MENGINTIP PENYU BERTELOR DI PANTAI PANGUMBAHAN

Penyu hijau (Chelonia mydas) yang sering bertelor di Pantai Pangumbahan

Di malam yang dingin dan gelap di akhir bulan November, saya bersama Annas dan petugas hotel (yang saya lupa namanya) bergegas keluar dari hotel kami yang terletak di pinggir Pantai Pangumbahan, Ujung Genteng. Tak lupa petugas hotel membawa sebuah senter, agar nanti kami bisa melihat penyu dengan jelas. Malam itu memang cukup gelap karena bulan sedang enggan bersinar. Namun, tak menyurutkan niat kami untuk melihat penyu bertelor di Pantai Pangumbahan (Turtle Beach), yang letaknya hanya sepelemparan batu dari hotel kami. Kami merasa sangat beruntung menginap di hotel tersebut, karena nggak perlu jauh-jauh kalau mau melihat penyu bertelor. Kami bisa melihat penyu bertelor dengan gratis dan cukup berjalan kaki saja dari hotel. Berbeda kalau kami menginap di hotel-hotel yang ada di sepanjang Pantai Ujung Genteng.

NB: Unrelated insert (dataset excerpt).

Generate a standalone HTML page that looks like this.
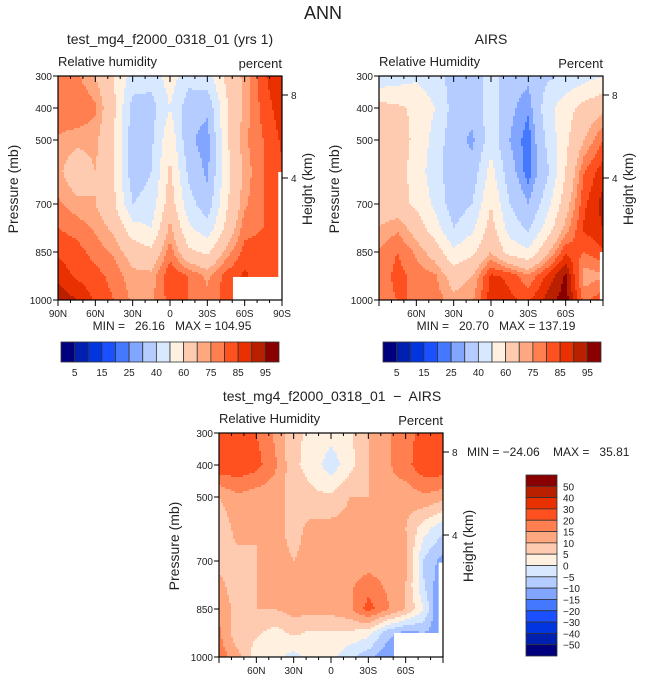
<!DOCTYPE html>
<html><head><meta charset="utf-8"><style>
body{margin:0;background:#fff;}
svg{display:block;font-family:"Liberation Sans",sans-serif;}
text{fill:#222;white-space:pre;}
</style></head><body>
<svg id="fig" width="647" height="682" viewBox="0 0 647 682">
<text x="323" y="19" text-anchor="middle" font-size="18">ANN</text>
</svg>
<script>
const lats = [90,75,60,45,30,15,0,-15,-30,-45,-60,-75,-90];
const pres = [300,400,500,600,700,775,850,925,1000];
const model = [
[76,76,70,60,46,44,55,44,46,62,72,84,90],
[80,80,76,62,36,36,50,34,32,58,72,82,88],
[74,72,72,60,34,38,58,32,26,58,74,80,86],
[72,64,70,60,34,40,62,38,28,56,72,80,84],
[76,72,70,62,40,44,66,44,34,58,74,80,82],
[80,78,74,68,54,50,72,52,44,62,78,80,80],
[84,82,78,74,66,62,78,62,58,72,82,82,80],
[88,84,82,78,72,72,84,80,74,82,86,82,80],
[94,90,84,80,74,74,82,80,76,82,84,80,80]];
const airs = [
[42,45,48,44,36,34,45,34,32,38,42,46,50],
[64,62,58,50,36,34,45,32,26,46,56,64,68],
[66,64,58,46,34,28,46,30,22,42,58,70,80],
[66,64,56,44,34,34,54,34,22,38,60,80,88],
[66,64,58,48,34,40,60,40,30,46,66,84,92],
[70,74,66,54,40,48,64,46,38,54,72,86,90],
[76,80,74,66,52,58,70,56,52,68,84,80,84],
[76,82,78,76,66,70,86,84,76,86,96,72,74],
[78,80,80,78,72,74,88,86,84,92,98,78,84]];
const diff = [
[24,24,20,14,6,4,2,4,10,14,18,22,30],
[24,24,22,16,6,3,-3,3,10,14,18,24,24],
[10,14,12,12,8,6,6,10,10,14,12,14,12],
[6,12,10,12,8,12,12,12,12,12,10,2,-4],
[8,8,10,12,10,12,12,12,12,12,12,-6,-12],
[12,6,10,10,10,12,12,14,18,14,10,-5,-15],
[14,8,10,10,12,12,12,14,22,16,10,0,-20],
[16,6,6,3,6,4,4,4,2,-8,-12,-10,-14],
[18,12,2,2,-2,2,2,-4,-8,-14,-14,-12,-12]];
const levelsRH = [5,10,15,20,25,30,40,50,60,70,75,80,85,90,95];
const levelsDiff = [-50,-40,-30,-20,-15,-10,-5,0,5,10,15,20,30,40,50];
const cbLabelsRH = ["5","15","25","40","60","75","85","95"];
const cbLabelsDiff = ["50","40","30","20","15","10","5","0","\u22125","\u221210","\u221215","\u221220","\u221230","\u221240","\u221250"];
const pTicks = [300,400,500,700,850,1000];
const latTicksFull = [["90N",90],["60N",60],["30N",30],["0",0],["30S",-30],["60S",-60],["90S",-90]];
const latTicksPart = [["60N",60],["30N",30],["0",0],["30S",-30],["60S",-60]];
const colors = ["#00007f","#0020b0","#0035e0","#1a50ff","#4478ff","#82a6ff","#b4ccff","#d8e8ff","#fff0e0","#ffcbb0","#ffa880","#ff7f50","#ff5020","#e83000","#b82000","#8a0000"];

const NS="http://www.w3.org/2000/svg";
const svg=document.getElementById('fig');
function mk(tag,attrs,parent){const e=document.createElementNS(NS,tag);for(const k in attrs)e.setAttribute(k,attrs[k]);(parent||svg).appendChild(e);return e;}
function levelIndex(v,lv){let i=0;while(i<lv.length&&v>=lv[i])i++;return i;}

function panel(o){
  const g=mk('g',{});
  
  
  const W=224,H=224,x0=o.x,y0=o.y;
  const xS=lat=>x0+(90-lat)/180*W;
  const yS=p=>y0+(p-300)/700*H;
  const latInv=x=>90-(x-x0)/W*180;
  const pInv=y=>300+(y-y0)/H*700;
  function sample(data,lat,p){
    let cf=(90-lat)/15;cf=Math.max(0,Math.min(lats.length-1.0001,cf));
    let r=0;while(r<pres.length-2&&p>pres[r+1])r++;
    let rf=(p-pres[r])/(pres[r+1]-pres[r]);rf=Math.max(0,Math.min(1,rf));
    const c=Math.floor(cf),t=cf-c;
    const a=data[r][c]*(1-t)+data[r][c+1]*t;
    const b=data[r+1][c]*(1-t)+data[r+1][c+1]*t;
    return a*(1-rf)+b*rf;
  }
  const fills=mk('g',{},g);
  
  
  const cs=2,n=W/cs;
  for(let j=0;j<n;j++){
    const yc=y0+(j+0.5)*cs,p=pInv(yc);
    let start=0,cur=-1;
    for(let i=0;i<=n;i++){
      let idx=-2;
      if(i<n){const v=sample(o.data,latInv(x0+(i+0.5)*cs),p);idx=levelIndex(v,o.levels);}
      if(idx!==cur){
        if(cur>=0){const r=mk('rect',{x:x0+start*cs,y:y0+j*cs,width:(i-start)*cs+0.4,height:cs+0.4,fill:colors[cur]},fills);
          
          }
        cur=idx;start=i;
      }
    }
  }
  (o.blanks||[]).forEach(b=>{const r=mk('rect',{x:xS(b[0]),y:yS(b[2]),width:xS(b[1])-xS(b[0]),height:yS(b[3])-yS(b[2]),fill:"#fff"},g);
    
    });
  const fr=mk('rect',{x:x0,y:y0,width:W,height:H,fill:"none",stroke:"#000","stroke-width":1.2},g);
  
  
  pTicks.forEach(p=>{const y=yS(p);
    mk('line',{x1:x0-5,x2:x0,y1:y,y2:y,stroke:"#000"},g);
    const t=mk('text',{x:x0-6,y:y+4,"text-anchor":"end","font-size":10},g);t.textContent=p;
    
    });
  for(let l=90;l>=-90;l-=10){const x=xS(l);mk('line',{x1:x,x2:x,y1:y0,y2:y0+(l%30===0?6:3),stroke:"#000"},g);
    mk('line',{x1:x,x2:x,y1:y0+H,y2:y0+H+(l%30===0?6:3),stroke:"#000"},g);}
  o.latTicks.forEach(tk=>{const t=mk('text',{x:xS(tk[1]),y:y0+H+17,"text-anchor":"middle","font-size":10},g);t.textContent=tk[0];
    
    });
  [[8,y0+19],[4,y0+102]].forEach(h=>{mk('line',{x1:x0+W,x2:x0+W+6,y1:h[1],y2:h[1],stroke:"#000"},g);
    const t=mk('text',{x:x0+W+9,y:h[1]+4,"font-size":10},g);t.textContent=h[0];
    
    });
  const yl=mk('text',{x:0,y:0,"text-anchor":"middle","font-size":14,fill:"#444",transform:`translate(${x0-40},${y0+113}) rotate(-90)`},g);yl.textContent="Pressure (mb)";
  
  
  const hl=mk('text',{x:0,y:0,"text-anchor":"middle","font-size":14,fill:"#444",transform:`translate(${x0+W+30},${y0+113}) rotate(-90)`},g);hl.textContent="Height (km)";
  
  
  const tt=mk('text',{x:o.titleX,y:y0-32,"text-anchor":"middle","font-size":14},g);tt.textContent=o.title;
  
  
  const vl=mk('text',{x:x0,y:y0-10,"font-size":13},g);vl.textContent=o.varName;
  
  
  const ul=mk('text',{x:x0+W,y:y0-8,"text-anchor":"end","font-size":13},g);ul.textContent=o.units;
  
  
  const mm=mk('text',{x:o.mmX,y:o.mmY,"text-anchor":o.mmAnchor,"font-size":12},g);mm.textContent=o.mm;
  
  
}
function hbar(x,y,w,h){
  const g=mk('g',{});
  
  
  const bw=w/16;
  colors.forEach((c,i)=>{const r=mk('rect',{x:x+i*bw,y:y,width:bw,height:h,fill:c,stroke:"#333","stroke-width":0.8},g);
    
    });
  cbLabelsRH.forEach((l,k)=>{const t=mk('text',{x:x+(2*k+1)*bw,y:y+h+14,"text-anchor":"middle","font-size":10},g);t.textContent=l;
    
    });
}
function vbar(x,y,w,h){
  const g=mk('g',{});
  
  
  const bh=h/16;
  colors.slice().reverse().forEach((c,i)=>{const r=mk('rect',{x:x,y:y+i*bh,width:w,height:bh,fill:c,stroke:"#333","stroke-width":0.8},g);
    
    });
  cbLabelsDiff.forEach((l,k)=>{const t=mk('text',{x:x+w+6,y:y+(k+1)*bh+4,"font-size":10},g);t.textContent=l;
    
    });
}
panel({name:'model-panel',x:58,y:76,data:model,levels:levelsRH,latTicks:latTicksFull,title:"test_mg4_f2000_0318_01 (yrs 1)",titleX:170,varName:"Relative humidity",units:"percent",mm:"MIN =   26.16   MAX = 104.95",mmX:172,mmY:330,mmAnchor:"middle",
  blanks:[[-50.6,-90,928,1000],[-87,-90,600,928]]});
panel({name:'airs-panel',x:379,y:76,data:airs,levels:levelsRH,latTicks:latTicksPart,title:"AIRS",titleX:491,varName:"Relative Humidity",units:"Percent",mm:"MIN =   20.70   MAX = 137.19",mmX:496,mmY:330,mmAnchor:"middle",
  blanks:[[-87.5,-90,850,1000]]});
panel({name:'diff-panel',x:219,y:433,data:diff,levels:levelsDiff,latTicks:latTicksPart,title:"test_mg4_f2000_0318_01  \u2212  AIRS",titleX:332,varName:"Relative Humidity",units:"Percent",mm:"MIN = \u221224.06    MAX =   35.81",mmX:467,mmY:456,mmAnchor:"start",
  blanks:[[-50.6,-90,925,1000],[-86.5,-90,705,925]]});
hbar(61,342,218,20);
hbar(383,342,218,20);
vbar(526,475,31,181);
</script>
</body></html>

Kami harus membayar tukang ojek, yang akan mengantar kami ke Pantai Pangumbahan, untuk bisa melihat penyu bertelor.

Pantai Pangumbahan merupakan salah satu pantai favorit para penyu untuk bertelor, selain Pantai Sukamade (Jawa Timur) dan pantai-pantai di Kepulauan Derawan (Kalimantan Timur). Setiap malam selalu ada penyu yang datang ke pantai ini untuk meletakkan telornya. Makanya nggak heran, kalau para turis bule memberi nama pantai ini Turtle Beach. Dulu, ada beberapa jenis penyu yang sering bertelor di Pantai Pangumbahan, yaitu penyu hijau (Chelonia mydas), penyu sisik (Eretmochelys imbricata), dan penyu belimbing (Dermochelys coriacea). Namun, sekarang hanya penyu hijau yang masih rajin bertelor di pantai ini. Penyu-penyu lainnya mungkin sudah punah karena banyak diburu.

Ketika kami tiba di Pantai Pangumbahan, ternyata sudah banyak orang di sana. Mereka juga ingin melihat penyu bertelor seperti kami. Mereka pada duduk diam di pinggir pantai yang gelap dan sunyi. Hanya ribuan bintang di langit yang menerangi Pantai Pangumbahan malam itu. Rupanya sudah ada seekor penyu yang sedang bertelor saat itu. Pantesan orang-orang tersebut diam tak bersuara. Pada saat melihat penyu akan bertelor, kami memang tidak boleh berisik atau menyalakan cahaya apapun di pantai, baik api, senter, ponsel ataupun lampu flash kamera karena penyu sangat sensitif terhadap suara dan cahaya. Jika penyu melihat cahaya atau mendengar suara berisik, maka dia akan mengurungkan niatnya untuk bertelor dan kembali lagi ke laut. Kasihan kan, penyu sudah berenang jauh-jauh dari tengah laut dan berjalan dengan susah payah di pantai, untuk mendapatkan tempat yang nyaman untuk bertelor tapi dia terganggu oleh suara atau cahaya. Akibatnya, dia kembali lagi ke laut, nggak jadi bertelor.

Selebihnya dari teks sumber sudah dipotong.